Mar. 20th, 2013 01:15 am (UTC)
well said.

On this subject though, hubby and I have been meeting more families similar to yours! It's awesome! Somehow N also seems to understand more my perspective on life by talking to the stay-at-home dads. It's been nice!
Mar. 20th, 2013 08:30 pm (UTC)
I tend to think that the point of feminism is to give me, as the female, the POWER TO CHOOSE MY LIFE. I have the ability to choose the path my life goes instead of men dictating that for me. Will a man assist in my life path? SURE THING, I'm married, I have a PARTNER. But that is the point, I have a partner not a master.

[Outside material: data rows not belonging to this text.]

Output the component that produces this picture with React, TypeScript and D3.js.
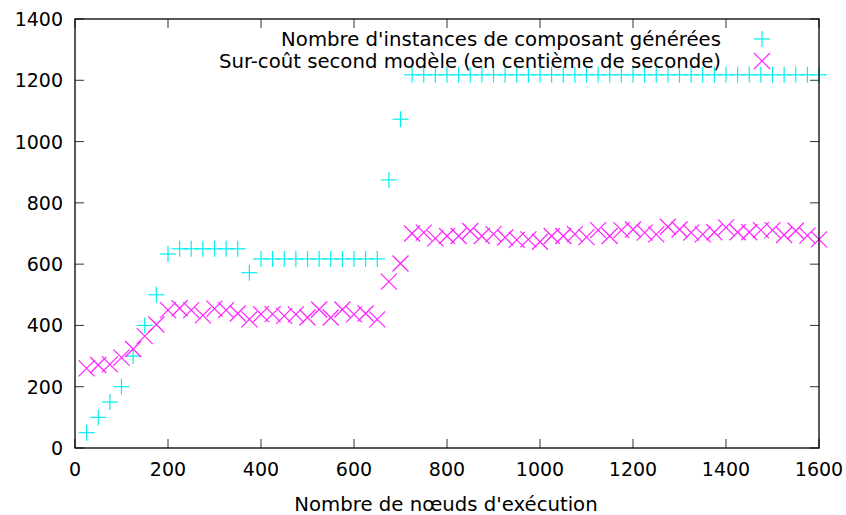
import React from "react";
import * as d3 from "d3";

const nodes = [
  25, 50, 75, 100, 125, 150, 175, 200, 225, 250, 275, 300, 325, 350, 375, 400,
  425, 450, 475, 500, 525, 550, 575, 600, 625, 650, 675, 700, 725, 750, 775, 800,
  825, 850, 875, 900, 925, 950, 975, 1000, 1025, 1050, 1075, 1100, 1125, 1150, 1175, 1200,
  1225, 1250, 1275, 1300, 1325, 1350, 1375, 1400, 1425, 1450, 1475, 1500, 1525, 1550, 1575, 1600,
];

const instances = [
  50, 100, 150, 200, 300, 400, 500, 633, 650, 650, 650, 650, 650, 650, 572, 617,
  617, 617, 617, 617, 617, 617, 617, 617, 617, 617, 875, 1073, 1218, 1218, 1218, 1218,
  1218, 1218, 1218, 1218, 1218, 1218, 1218, 1218, 1218, 1218, 1218, 1218, 1218, 1218, 1218, 1218,
  1218, 1218, 1218, 1218, 1218, 1218, 1218, 1218, 1218, 1218, 1218, 1218, 1218, 1218, 1218, 1218,
];

const overhead = [
  260, 271, 273, 295, 323, 365, 403, 450, 456, 450, 433, 455, 450, 439, 420, 437,
  437, 431, 436, 426, 452, 426, 452, 436, 439, 420, 543, 602, 700, 703, 684, 692,
  692, 708, 692, 698, 687, 679, 681, 673, 692, 692, 698, 688, 711, 692, 711, 713,
  703, 697, 722, 713, 703, 697, 704, 720, 704, 704, 711, 711, 695, 709, 693, 681,
];

const xTicks = [0, 200, 400, 600, 800, 1000, 1200, 1400, 1600];
const yTicks = [0, 200, 400, 600, 800, 1000, 1200, 1400];

const seriesLabels = [
  "Nombre d'instances de composant générées",
  "Sur-coût second modèle (en centième de seconde)",
];
const xTitle = "Nombre de nœuds d'exécution";

const W = 846;
const H = 515;
const L = 75;
const R = 819;
const T = 19;
const B = 448;
const FONT = "'DejaVu Sans', sans-serif";
const FS = 19;
const FS_TEXT = 19.7;
const CYAN = "#00f0f0";
const MAGENTA = "#ff22ff";
const MS = 8;

function Plus({ x, y, c }: { x: number; y: number; c: string }) {
  return (
    <g stroke={c} strokeWidth={1.2}>
      <line x1={x - MS} x2={x + MS} y1={y} y2={y} />
      <line x1={x} x2={x} y1={y - MS} y2={y + MS} />
    </g>
  );
}

function Cross({ x, y, c }: { x: number; y: number; c: string }) {
  return (
    <g stroke={c} strokeWidth={1.2}>
      <line x1={x - MS} x2={x + MS} y1={y - MS} y2={y + MS} />
      <line x1={x - MS} x2={x + MS} y1={y + MS} y2={y - MS} />
    </g>
  );
}

export default function App() {
  const x = d3.scaleLinear().domain([0, 1600]).range([L, R]);
  const y = d3.scaleLinear().domain([0, 1400]).range([B, T]);
  const tick = 9;

  return (
    <svg
      width={W}
      height={H}
      style={{ position: "absolute", left: 0, top: 0, background: "#fff" }}
      fontFamily={FONT}
      fontSize={FS}
    >
      <rect x={0} y={0} width={W} height={H} fill="#fff" />
      {/* ticks */}
      <g stroke="#333" strokeWidth={1}>
        {xTicks.map((t) => (
          <g key={"xt" + t}>
            <line x1={x(t)} x2={x(t)} y1={B} y2={B - tick} />
            <line x1={x(t)} x2={x(t)} y1={T} y2={T + tick} />
          </g>
        ))}
        {yTicks.map((t) => (
          <g key={"yt" + t}>
            <line x1={L} x2={L + tick} y1={y(t)} y2={y(t)} />
            <line x1={R} x2={R - tick} y1={y(t)} y2={y(t)} />
          </g>
        ))}
      </g>
      {/* tick labels */}
      {xTicks.map((t) => (
        <text key={"xl" + t} x={x(t)} y={476} textAnchor="middle" fill="#000">
          {t}
        </text>
      ))}
      {yTicks.map((t) => (
        <text key={"yl" + t} x={63} y={y(t) + 7} textAnchor="end" fill="#000">
          {t}
        </text>
      ))}
      <text x={446} y={511} textAnchor="middle" fill="#000" fontSize={FS_TEXT}>
        {xTitle}
      </text>
      {/* series */}
      {nodes.map((n, i) => (
        <Plus key={"p" + i} x={x(n)} y={y(instances[i])} c={CYAN} />
      ))}
      {nodes.map((n, i) => (
        <Cross key={"c" + i} x={x(n)} y={y(overhead[i])} c={MAGENTA} />
      ))}
      {/* legend */}
      <text x={721} y={46} textAnchor="end" fill="#000" fontSize={FS_TEXT}>
        {seriesLabels[0]}
      </text>
      <Plus x={762} y={39} c={CYAN} />
      <text x={721} y={68} textAnchor="end" fill="#000" fontSize={FS_TEXT}>
        {seriesLabels[1]}
      </text>
      <Cross x={762} y={61} c={MAGENTA} />
      {/* frame */}
      <rect x={L} y={T} width={R - L} height={B - T} fill="none" stroke="#000" strokeWidth={1.3} />
    </svg>
  );
}
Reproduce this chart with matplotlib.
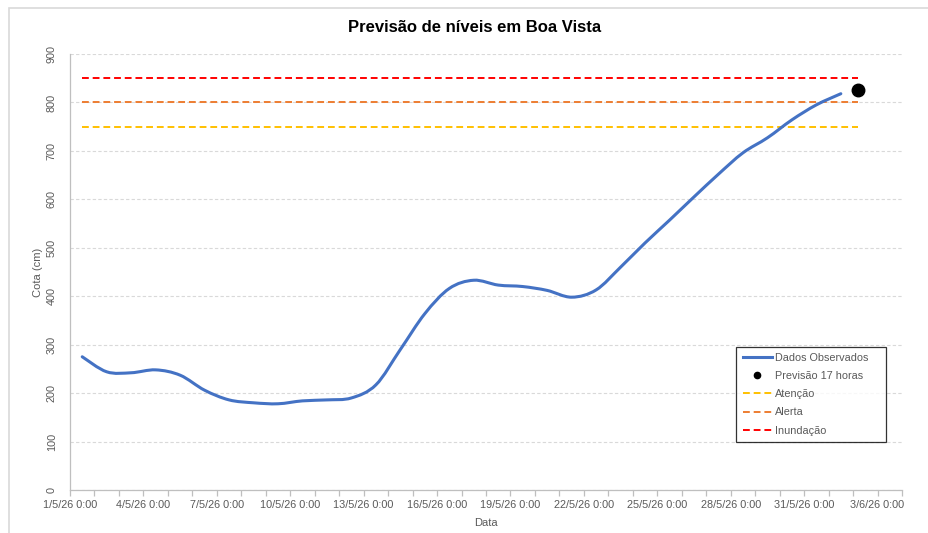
import datetime as dt

import matplotlib
matplotlib.use("Agg")
import matplotlib.pyplot as plt
import matplotlib.dates as mdates
from matplotlib.path import Path
from matplotlib.patches import PathPatch, Rectangle
from matplotlib.lines import Line2D
from matplotlib.ticker import FuncFormatter, MultipleLocator, FixedLocator

plt.rcParams['font.family'] = ['Liberation Sans', 'DejaVu Sans']

# dados observados (cota em cm), uma leitura por dia as 12:00
obs_start = dt.datetime(2026, 5, 1, 12, 0)
obs_cota = [275, 244, 242, 248, 237, 206, 186, 180, 178, 184, 186,
            190, 217, 290, 364, 416, 433, 423, 420, 412, 398, 413,
            460, 510, 557, 605, 652, 696, 727, 764, 795, 818]
obs_dates = [obs_start + dt.timedelta(days=i) for i in range(len(obs_cota))]

# previsao para 17 horas depois da ultima leitura
prev_date = obs_dates[-1] + dt.timedelta(hours=17)
prev_cota = 825

# cotas de referencia
cota_atencao = 750
cota_alerta = 800
cota_inundacao = 850

xmin = dt.datetime(2026, 5, 1)
xmax = dt.datetime(2026, 6, 4)
tick_days = [xmin + dt.timedelta(days=k) for k in range(35)]
label_days = tick_days[::3]

blue = '#4472C4'
grey = '#595959'


def smooth_path(xs, ys):
    # curva suavizada como no Excel (bezier tipo catmull-rom)
    n = len(xs)
    verts = [(xs[0], ys[0])]
    codes = [Path.MOVETO]
    for i in range(n - 1):
        x0, y0 = (xs[i - 1], ys[i - 1]) if i > 0 else (xs[i], ys[i])
        x3, y3 = (xs[i + 2], ys[i + 2]) if i + 2 < n else (xs[i + 1], ys[i + 1])
        c1 = (xs[i] + (xs[i + 1] - x0) / 6, ys[i] + (ys[i + 1] - y0) / 6)
        c2 = (xs[i + 1] - (x3 - xs[i]) / 6, ys[i + 1] - (y3 - ys[i]) / 6)
        verts += [c1, c2, (xs[i + 1], ys[i + 1])]
        codes += [Path.CURVE4] * 3
    return Path(verts, codes)


fig = plt.figure(figsize=(9.29, 5.33), dpi=100)
ax = fig.add_axes([70 / 929, 1 - 490 / 533, 832 / 929, 436 / 533])

xnum = mdates.date2num(obs_dates)
ax.add_patch(PathPatch(smooth_path(list(xnum), obs_cota), facecolor='none',
                       edgecolor=blue, lw=2.2, capstyle='round', zorder=3))

line_x = [obs_dates[0], prev_date]
dash = (3.5, 2)
ax.plot(line_x, [cota_atencao] * 2, color='#FFC000', lw=1.4, dashes=dash, zorder=2)
ax.plot(line_x, [cota_alerta] * 2, color='#ED7D31', lw=1.4, dashes=dash, zorder=2)
ax.plot(line_x, [cota_inundacao] * 2, color='#FF0000', lw=1.4, dashes=dash, zorder=2)
ax.plot([prev_date], [prev_cota], 'o', color='black', ms=9, zorder=4)

ax.set_xlim(xmin, xmax)
ax.set_ylim(0, 900)
ax.yaxis.set_major_locator(MultipleLocator(100))
ax.xaxis.set_major_locator(FixedLocator(mdates.date2num(label_days)))
ax.xaxis.set_minor_locator(FixedLocator(mdates.date2num(tick_days)))


def fmt_date(v, pos):
    d = mdates.num2date(v)
    return f"{d.day}/{d.month}/{d.strftime('%y')} {d.hour}:{d.minute:02d}"


ax.xaxis.set_major_formatter(FuncFormatter(fmt_date))

ax.grid(axis='y', color='#D9D9D9', ls=(0, (3, 2)), lw=0.8)
ax.set_axisbelow(True)
for s in ['top', 'right']:
    ax.spines[s].set_visible(False)
for s in ['left', 'bottom']:
    ax.spines[s].set_color('#BFBFBF')
    ax.spines[s].set_linewidth(0.9)
ax.tick_params(axis='x', which='both', colors='#BFBFBF', labelcolor=grey, labelsize=7.8,
               length=4, width=0.9, pad=3)
ax.tick_params(axis='y', colors='#BFBFBF', labelcolor=grey, labelsize=7.8, length=0, pad=13)
for lbl in ax.get_yticklabels():
    lbl.set_rotation(90)
    lbl.set_va('center')
    lbl.set_ha('center')

ax.set_xlabel('Data', color=grey, fontsize=8, labelpad=6)
ax.set_ylabel('Cota (cm)', color=grey, fontsize=8, labelpad=3)

fig.text(475 / 929, 1 - 28 / 533, 'Previsão de níveis em Boa Vista', ha='center', va='center',
         fontsize=12, fontweight='bold')

handles = [
    Line2D([], [], color=blue, lw=2.2),
    Line2D([], [], ls='none', marker='o', color='black', ms=4.5),
    Line2D([], [], color='#FFC000', lw=1.4, dashes=dash),
    Line2D([], [], color='#ED7D31', lw=1.4, dashes=dash),
    Line2D([], [], color='#FF0000', lw=1.4, dashes=dash),
]
labels = ['Dados Observados', 'Previsão 17 horas', 'Atenção', 'Alerta', 'Inundação']
leg = ax.legend(handles, labels, loc='lower left', bbox_to_anchor=(0.8005, 0.11, 0.18, 0.215),
                mode='expand', borderaxespad=0, fontsize=7.8, frameon=True, fancybox=False,
                handlelength=2.7, labelspacing=0.75, borderpad=0.6, handletextpad=0.3,
                labelcolor=grey)
leg.get_frame().set_edgecolor('black')
leg.get_frame().set_linewidth(0.9)

# borda da area do grafico
fig.patches.append(Rectangle((9 / 929, -0.1), 1.2, 1 - 8 / 533 + 0.1, transform=fig.transFigure,
                             fill=False, edgecolor='#D9D9D9', lw=1.2))

fig.savefig('out.png', dpi=100)
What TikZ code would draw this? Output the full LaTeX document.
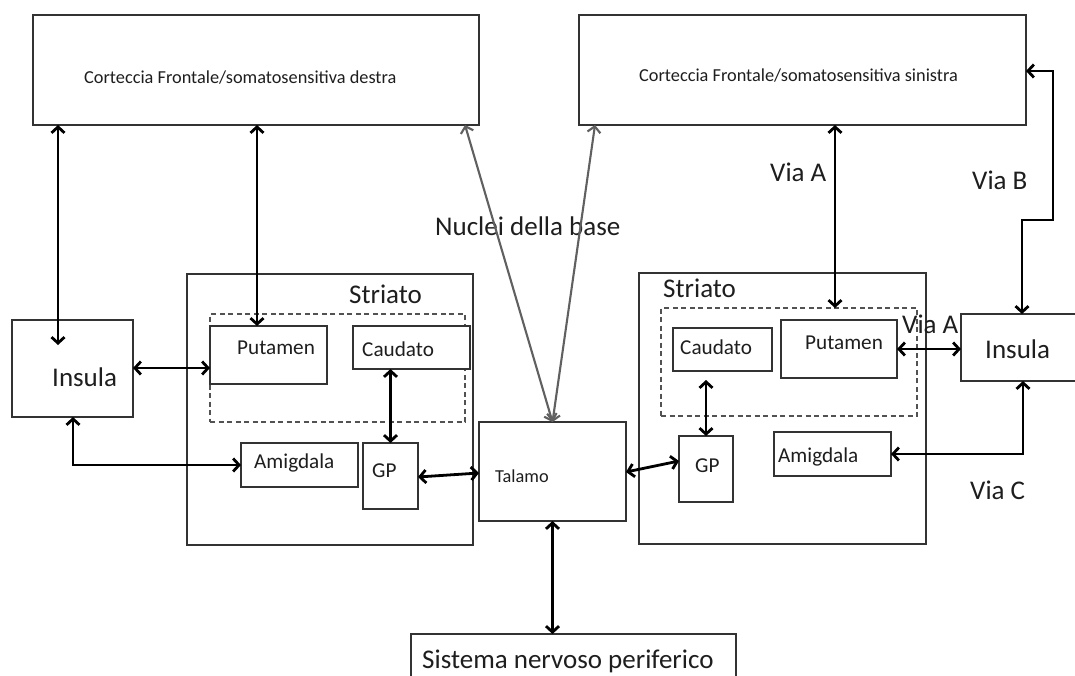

people seem to mistake feminism as this man and baby hating boot stomper. To me a real feminist is someone who wants to give us the right to choose our lives and enrich is in an equal manner to everyone else.

If you want to stay at home with your family, than by gum that is your choice and I love you for it.
Mar. 20th, 2013 10:23 pm (UTC)
Ideally, I think both parents should stay home to raise the kids. The kids will then reap the benefits of multiple peoples love and caring.

As for our businesses and industry, I've said it before, we should endeavor to make our workplaces more child friendly so that the workplace isn't a place forbidden to children and parents who do work can still have connection and interaction with their offspring
Mar. 20th, 2013 11:41 pm (UTC)
Isn't it a little bit of bashing when you say "I do think it's best when a parent can stay home with the kids"?? Implying that those of us who choose to have a two-income family, by choice, are somehow not making the sacrifice for our children??
Mar. 21st, 2013 01:40 am (UTC)
Eh, ya got me. But I mostly said it because your lives sound stressful, like for me personally if I had to bundle a toddler up for daycare before heading to work, it'd be... one more thing on my plate. I think Josie would like daycare just fine. You could argue that I'm the selfish one, for being lazy.